Adjudications are supposed to be completed in an average of 20 days, according to methodology from the Performance Accountability Council.

The Defense Department’s Consolidated Adjudications Facility has, in part, recognized its challenges to keep up with the National Background Investigations Bureau. But as NBIB has cut the backlog of pending investigatory matters by nearly 40 percent within the last year or so, that pace creates more pressure for DoD’s CAF to adjudicate more cases.

Though INSA described several existing challenges and made more than a dozen recommendations to clear up existing policies and create new ones, the organization is optimistic government will eventually act.

The reform council hosts meetings with industry, congressional staffers and senior government leaders like Principal Deputy Director of National Intelligence Sue Gordon, who discuss these challenges and coming security clearance policy plans. These discussions show all the appropriate parties are interested and engaged in improving the security clearance process, Allen said.

ODNI and the Office of Personnel Management are working on a top-to-bottom overhaul of the suitability, credentialing and security clearance processes as part of a “Trusted Workforce 2.0” initiative.
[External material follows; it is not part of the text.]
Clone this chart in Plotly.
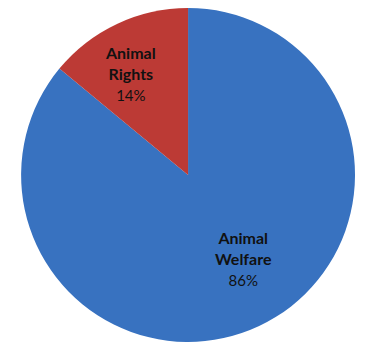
import plotly.graph_objects as go

labels = ["Animal<br>Welfare", "Animal<br>Rights"]
values = [86, 14]
colors = ["#3872c0", "#bc3a35"]
label_pos = [(0.648, 0.262), (0.347, 0.789)]

total = sum(values)

fig = go.Figure(go.Pie(
    labels=labels,
    values=values,
    sort=False,
    direction="clockwise",
    rotation=0,
    marker=dict(colors=colors, line=dict(width=0)),
    textinfo="none",
    domain=dict(x=[0.056, 0.947], y=[0.023, 0.977]),
    showlegend=False,
    hoverinfo="label+percent",
))

for lab, val, (px, py) in zip(labels, values, label_pos):
    pct = round(100 * val / total)
    fig.add_annotation(
        x=px, y=py, xref="paper", yref="paper",
        xanchor="center", yanchor="middle",
        text=f"<b>{lab}</b><br><span style='font-size:15px'>{pct}%</span>",
        showarrow=False,
        font=dict(family="Lato", size=16, color="#111111"),
        align="center",
    )

fig.update_layout(
    width=375, height=350,
    margin=dict(l=0, r=0, t=0, b=0),
    paper_bgcolor="white",
    plot_bgcolor="white",
)

fig.write_html("out.html")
New standards for denying, suspending and revoking federal credentials were due last summer but new deadlines have been set, according to the recent Performance.gov update.

These initiatives, as well as the administration’s plans to transfer the entire security clearance, suitability and credentialing enterprise from OPM and NBIB to the Pentagon, has industry feeling optimistic about the prospects for true modernization.

“I believe it can be done,” Allen said. “The White House has to stay engaged. It can’t be something the White House throws over the fence.”

Some members of Congress have also recognized the need for modernization.

Sen. Mark Warner (D-Va.) is the author of several provisions designed to ensure agencies are meeting reciprocity guidelines and more easily transfer cleared individuals in and around government.

These provisions are part of the 2020 defense authorization bill, which cleared the Senate late last month.